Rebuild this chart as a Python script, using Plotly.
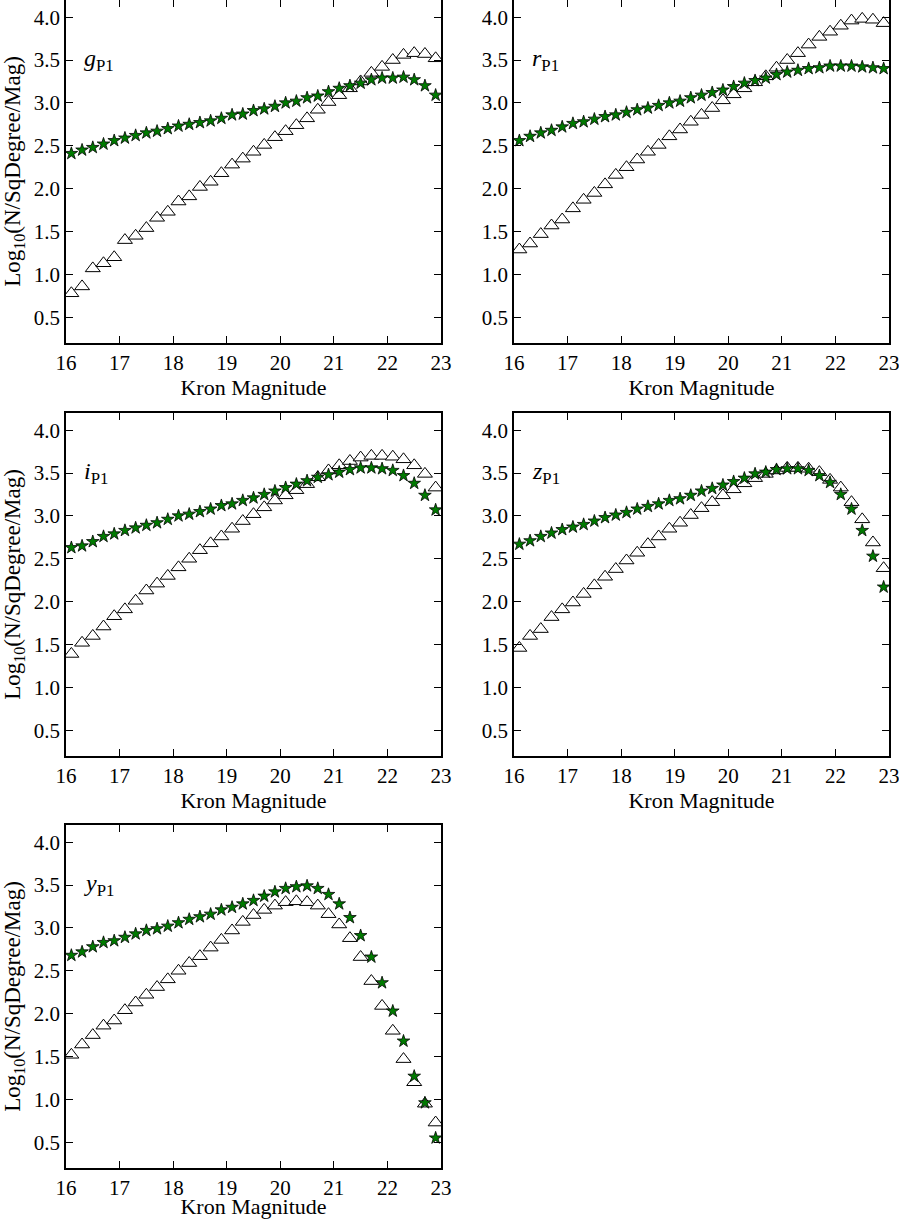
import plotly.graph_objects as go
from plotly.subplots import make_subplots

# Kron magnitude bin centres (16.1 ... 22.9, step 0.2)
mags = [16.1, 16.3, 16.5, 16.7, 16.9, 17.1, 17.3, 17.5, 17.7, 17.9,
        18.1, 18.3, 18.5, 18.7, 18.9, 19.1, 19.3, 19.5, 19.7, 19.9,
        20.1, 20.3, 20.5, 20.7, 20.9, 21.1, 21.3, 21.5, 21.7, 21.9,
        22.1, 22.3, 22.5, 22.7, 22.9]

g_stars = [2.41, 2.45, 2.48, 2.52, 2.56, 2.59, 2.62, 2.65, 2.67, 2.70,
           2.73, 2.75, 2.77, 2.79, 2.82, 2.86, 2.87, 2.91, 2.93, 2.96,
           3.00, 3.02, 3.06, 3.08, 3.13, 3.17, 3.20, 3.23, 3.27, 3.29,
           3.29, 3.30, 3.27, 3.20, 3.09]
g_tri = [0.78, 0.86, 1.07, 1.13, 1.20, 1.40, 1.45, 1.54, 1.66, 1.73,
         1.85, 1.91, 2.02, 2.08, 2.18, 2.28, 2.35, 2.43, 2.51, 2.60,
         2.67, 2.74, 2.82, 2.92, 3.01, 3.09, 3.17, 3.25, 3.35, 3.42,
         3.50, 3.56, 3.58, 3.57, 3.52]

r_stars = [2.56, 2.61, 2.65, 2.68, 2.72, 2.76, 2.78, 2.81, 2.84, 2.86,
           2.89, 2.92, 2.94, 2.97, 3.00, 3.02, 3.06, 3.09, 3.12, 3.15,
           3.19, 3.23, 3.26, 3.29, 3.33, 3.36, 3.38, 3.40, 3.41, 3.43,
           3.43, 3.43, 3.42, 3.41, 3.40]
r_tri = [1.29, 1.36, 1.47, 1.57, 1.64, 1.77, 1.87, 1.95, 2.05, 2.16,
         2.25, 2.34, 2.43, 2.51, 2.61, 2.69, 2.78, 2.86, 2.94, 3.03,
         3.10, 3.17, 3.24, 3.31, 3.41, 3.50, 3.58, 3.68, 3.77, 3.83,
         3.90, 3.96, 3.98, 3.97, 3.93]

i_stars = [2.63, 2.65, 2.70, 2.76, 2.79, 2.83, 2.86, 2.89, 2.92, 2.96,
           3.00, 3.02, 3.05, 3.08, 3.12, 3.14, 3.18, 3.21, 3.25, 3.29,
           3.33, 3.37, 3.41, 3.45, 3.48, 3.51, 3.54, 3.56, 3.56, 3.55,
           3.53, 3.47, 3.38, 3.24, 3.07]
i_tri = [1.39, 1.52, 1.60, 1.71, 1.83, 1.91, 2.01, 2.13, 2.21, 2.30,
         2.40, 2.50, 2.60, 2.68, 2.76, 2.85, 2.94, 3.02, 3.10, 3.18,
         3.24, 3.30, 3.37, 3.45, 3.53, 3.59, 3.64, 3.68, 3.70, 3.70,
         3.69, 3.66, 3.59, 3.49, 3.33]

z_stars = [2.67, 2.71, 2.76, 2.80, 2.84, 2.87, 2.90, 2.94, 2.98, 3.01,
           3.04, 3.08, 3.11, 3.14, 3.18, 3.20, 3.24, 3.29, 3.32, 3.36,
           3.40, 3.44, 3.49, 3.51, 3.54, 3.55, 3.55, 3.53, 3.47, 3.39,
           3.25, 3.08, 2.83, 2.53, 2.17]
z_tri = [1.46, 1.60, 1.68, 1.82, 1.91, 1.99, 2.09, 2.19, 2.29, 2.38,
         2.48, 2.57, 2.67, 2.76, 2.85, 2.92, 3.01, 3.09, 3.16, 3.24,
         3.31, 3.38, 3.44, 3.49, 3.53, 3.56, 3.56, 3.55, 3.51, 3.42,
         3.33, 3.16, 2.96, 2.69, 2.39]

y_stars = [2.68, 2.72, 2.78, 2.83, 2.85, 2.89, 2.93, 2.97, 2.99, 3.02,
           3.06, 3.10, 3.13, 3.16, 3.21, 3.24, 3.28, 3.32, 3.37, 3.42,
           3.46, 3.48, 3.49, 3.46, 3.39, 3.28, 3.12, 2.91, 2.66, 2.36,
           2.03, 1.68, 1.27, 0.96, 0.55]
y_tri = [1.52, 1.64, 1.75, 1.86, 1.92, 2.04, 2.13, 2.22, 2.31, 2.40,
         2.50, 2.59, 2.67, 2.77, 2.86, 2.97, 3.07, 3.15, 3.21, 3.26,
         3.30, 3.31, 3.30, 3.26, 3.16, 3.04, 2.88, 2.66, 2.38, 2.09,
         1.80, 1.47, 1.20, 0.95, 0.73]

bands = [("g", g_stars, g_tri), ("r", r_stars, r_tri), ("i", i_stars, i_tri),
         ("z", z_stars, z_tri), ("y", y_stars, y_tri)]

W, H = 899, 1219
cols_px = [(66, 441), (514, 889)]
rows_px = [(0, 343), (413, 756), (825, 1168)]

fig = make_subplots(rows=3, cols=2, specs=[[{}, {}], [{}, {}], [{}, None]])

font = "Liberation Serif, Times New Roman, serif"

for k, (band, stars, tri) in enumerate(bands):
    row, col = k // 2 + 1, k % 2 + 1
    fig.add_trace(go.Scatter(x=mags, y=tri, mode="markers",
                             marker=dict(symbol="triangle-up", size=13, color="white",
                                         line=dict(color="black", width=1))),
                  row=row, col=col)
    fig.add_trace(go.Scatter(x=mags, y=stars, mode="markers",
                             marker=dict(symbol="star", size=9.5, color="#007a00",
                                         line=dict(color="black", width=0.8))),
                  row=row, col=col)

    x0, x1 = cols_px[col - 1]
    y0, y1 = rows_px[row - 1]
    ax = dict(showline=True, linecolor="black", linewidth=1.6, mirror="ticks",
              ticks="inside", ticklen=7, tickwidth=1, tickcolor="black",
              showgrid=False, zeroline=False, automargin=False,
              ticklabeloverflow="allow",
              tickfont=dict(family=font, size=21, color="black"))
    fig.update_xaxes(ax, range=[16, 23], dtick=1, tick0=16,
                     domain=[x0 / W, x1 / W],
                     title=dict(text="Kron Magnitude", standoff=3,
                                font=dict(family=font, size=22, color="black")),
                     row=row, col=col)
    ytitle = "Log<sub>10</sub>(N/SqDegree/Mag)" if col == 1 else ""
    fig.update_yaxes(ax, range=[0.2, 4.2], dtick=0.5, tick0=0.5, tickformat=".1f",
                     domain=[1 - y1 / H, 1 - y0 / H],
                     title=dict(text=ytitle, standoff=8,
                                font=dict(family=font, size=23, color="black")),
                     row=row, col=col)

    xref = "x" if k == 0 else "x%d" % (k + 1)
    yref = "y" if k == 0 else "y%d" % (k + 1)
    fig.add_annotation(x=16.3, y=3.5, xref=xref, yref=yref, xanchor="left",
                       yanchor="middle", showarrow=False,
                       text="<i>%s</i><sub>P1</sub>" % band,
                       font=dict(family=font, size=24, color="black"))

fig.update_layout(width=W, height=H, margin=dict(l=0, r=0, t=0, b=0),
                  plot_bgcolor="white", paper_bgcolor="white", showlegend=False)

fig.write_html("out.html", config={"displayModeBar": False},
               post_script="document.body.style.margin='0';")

= = = = =

GOAL: Pictures in the data above should not be copied; transcribe everything else exactly.

PROBLEM SOLUTION:
Rebuild this chart as a Python script, using Plotly.
import plotly.graph_objects as go
from plotly.subplots import make_subplots

# Kron magnitude bin centres (16.1 ... 22.9, step 0.2)
mags = [16.1, 16.3, 16.5, 16.7, 16.9, 17.1, 17.3, 17.5, 17.7, 17.9,
        18.1, 18.3, 18.5, 18.7, 18.9, 19.1, 19.3, 19.5, 19.7, 19.9,
        20.1, 20.3, 20.5, 20.7, 20.9, 21.1, 21.3, 21.5, 21.7, 21.9,
        22.1, 22.3, 22.5, 22.7, 22.9]

g_stars = [2.41, 2.45, 2.48, 2.52, 2.56, 2.59, 2.62, 2.65, 2.67, 2.70,
           2.73, 2.75, 2.77, 2.79, 2.82, 2.86, 2.87, 2.91, 2.93, 2.96,
           3.00, 3.02, 3.06, 3.08, 3.13, 3.17, 3.20, 3.23, 3.27, 3.29,
           3.29, 3.30, 3.27, 3.20, 3.09]
g_tri = [0.78, 0.86, 1.07, 1.13, 1.20, 1.40, 1.45, 1.54, 1.66, 1.73,
         1.85, 1.91, 2.02, 2.08, 2.18, 2.28, 2.35, 2.43, 2.51, 2.60,
         2.67, 2.74, 2.82, 2.92, 3.01, 3.09, 3.17, 3.25, 3.35, 3.42,
         3.50, 3.56, 3.58, 3.57, 3.52]

r_stars = [2.56, 2.61, 2.65, 2.68, 2.72, 2.76, 2.78, 2.81, 2.84, 2.86,
           2.89, 2.92, 2.94, 2.97, 3.00, 3.02, 3.06, 3.09, 3.12, 3.15,
           3.19, 3.23, 3.26, 3.29, 3.33, 3.36, 3.38, 3.40, 3.41, 3.43,
           3.43, 3.43, 3.42, 3.41, 3.40]
r_tri = [1.29, 1.36, 1.47, 1.57, 1.64, 1.77, 1.87, 1.95, 2.05, 2.16,
         2.25, 2.34, 2.43, 2.51, 2.61, 2.69, 2.78, 2.86, 2.94, 3.03,
         3.10, 3.17, 3.24, 3.31, 3.41, 3.50, 3.58, 3.68, 3.77, 3.83,
         3.90, 3.96, 3.98, 3.97, 3.93]

i_stars = [2.63, 2.65, 2.70, 2.76, 2.79, 2.83, 2.86, 2.89, 2.92, 2.96,
           3.00, 3.02, 3.05, 3.08, 3.12, 3.14, 3.18, 3.21, 3.25, 3.29,
           3.33, 3.37, 3.41, 3.45, 3.48, 3.51, 3.54, 3.56, 3.56, 3.55,
           3.53, 3.47, 3.38, 3.24, 3.07]
i_tri = [1.39, 1.52, 1.60, 1.71, 1.83, 1.91, 2.01, 2.13, 2.21, 2.30,
         2.40, 2.50, 2.60, 2.68, 2.76, 2.85, 2.94, 3.02, 3.10, 3.18,
         3.24, 3.30, 3.37, 3.45, 3.53, 3.59, 3.64, 3.68, 3.70, 3.70,
         3.69, 3.66, 3.59, 3.49, 3.33]

z_stars = [2.67, 2.71, 2.76, 2.80, 2.84, 2.87, 2.90, 2.94, 2.98, 3.01,
           3.04, 3.08, 3.11, 3.14, 3.18, 3.20, 3.24, 3.29, 3.32, 3.36,
           3.40, 3.44, 3.49, 3.51, 3.54, 3.55, 3.55, 3.53, 3.47, 3.39,
           3.25, 3.08, 2.83, 2.53, 2.17]
z_tri = [1.46, 1.60, 1.68, 1.82, 1.91, 1.99, 2.09, 2.19, 2.29, 2.38,
         2.48, 2.57, 2.67, 2.76, 2.85, 2.92, 3.01, 3.09, 3.16, 3.24,
         3.31, 3.38, 3.44, 3.49, 3.53, 3.56, 3.56, 3.55, 3.51, 3.42,
         3.33, 3.16, 2.96, 2.69, 2.39]

y_stars = [2.68, 2.72, 2.78, 2.83, 2.85, 2.89, 2.93, 2.97, 2.99, 3.02,
           3.06, 3.10, 3.13, 3.16, 3.21, 3.24, 3.28, 3.32, 3.37, 3.42,
           3.46, 3.48, 3.49, 3.46, 3.39, 3.28, 3.12, 2.91, 2.66, 2.36,
           2.03, 1.68, 1.27, 0.96, 0.55]
y_tri = [1.52, 1.64, 1.75, 1.86, 1.92, 2.04, 2.13, 2.22, 2.31, 2.40,
         2.50, 2.59, 2.67, 2.77, 2.86, 2.97, 3.07, 3.15, 3.21, 3.26,
         3.30, 3.31, 3.30, 3.26, 3.16, 3.04, 2.88, 2.66, 2.38, 2.09,
         1.80, 1.47, 1.20, 0.95, 0.73]

bands = [("g", g_stars, g_tri), ("r", r_stars, r_tri), ("i", i_stars, i_tri),
         ("z", z_stars, z_tri), ("y", y_stars, y_tri)]

W, H = 899, 1219
cols_px = [(66, 441), (514, 889)]
rows_px = [(0, 343), (413, 756), (825, 1168)]

fig = make_subplots(rows=3, cols=2, specs=[[{}, {}], [{}, {}], [{}, None]])

font = "Liberation Serif, Times New Roman, serif"

for k, (band, stars, tri) in enumerate(bands):
    row, col = k // 2 + 1, k % 2 + 1
    fig.add_trace(go.Scatter(x=mags, y=tri, mode="markers",
                             marker=dict(symbol="triangle-up", size=13, color="white",
                                         line=dict(color="black", width=1))),
                  row=row, col=col)
    fig.add_trace(go.Scatter(x=mags, y=stars, mode="markers",
                             marker=dict(symbol="star", size=9.5, color="#007a00",
                                         line=dict(color="black", width=0.8))),
                  row=row, col=col)

    x0, x1 = cols_px[col - 1]
    y0, y1 = rows_px[row - 1]
    ax = dict(showline=True, linecolor="black", linewidth=1.6, mirror="ticks",
              ticks="inside", ticklen=7, tickwidth=1, tickcolor="black",
              showgrid=False, zeroline=False, automargin=False,
              ticklabeloverflow="allow",
              tickfont=dict(family=font, size=21, color="black"))
    fig.update_xaxes(ax, range=[16, 23], dtick=1, tick0=16,
                     domain=[x0 / W, x1 / W],
                     title=dict(text="Kron Magnitude", standoff=3,
                                font=dict(family=font, size=22, color="black")),
                     row=row, col=col)
    ytitle = "Log<sub>10</sub>(N/SqDegree/Mag)" if col == 1 else ""
    fig.update_yaxes(ax, range=[0.2, 4.2], dtick=0.5, tick0=0.5, tickformat=".1f",
                     domain=[1 - y1 / H, 1 - y0 / H],
                     title=dict(text=ytitle, standoff=8,
                                font=dict(family=font, size=23, color="black")),
                     row=row, col=col)

    xref = "x" if k == 0 else "x%d" % (k + 1)
    yref = "y" if k == 0 else "y%d" % (k + 1)
    fig.add_annotation(x=16.3, y=3.5, xref=xref, yref=yref, xanchor="left",
                       yanchor="middle", showarrow=False,
                       text="<i>%s</i><sub>P1</sub>" % band,
                       font=dict(family=font, size=24, color="black"))

fig.update_layout(width=W, height=H, margin=dict(l=0, r=0, t=0, b=0),
                  plot_bgcolor="white", paper_bgcolor="white", showlegend=False)

fig.write_html("out.html", config={"displayModeBar": False},
               post_script="document.body.style.margin='0';")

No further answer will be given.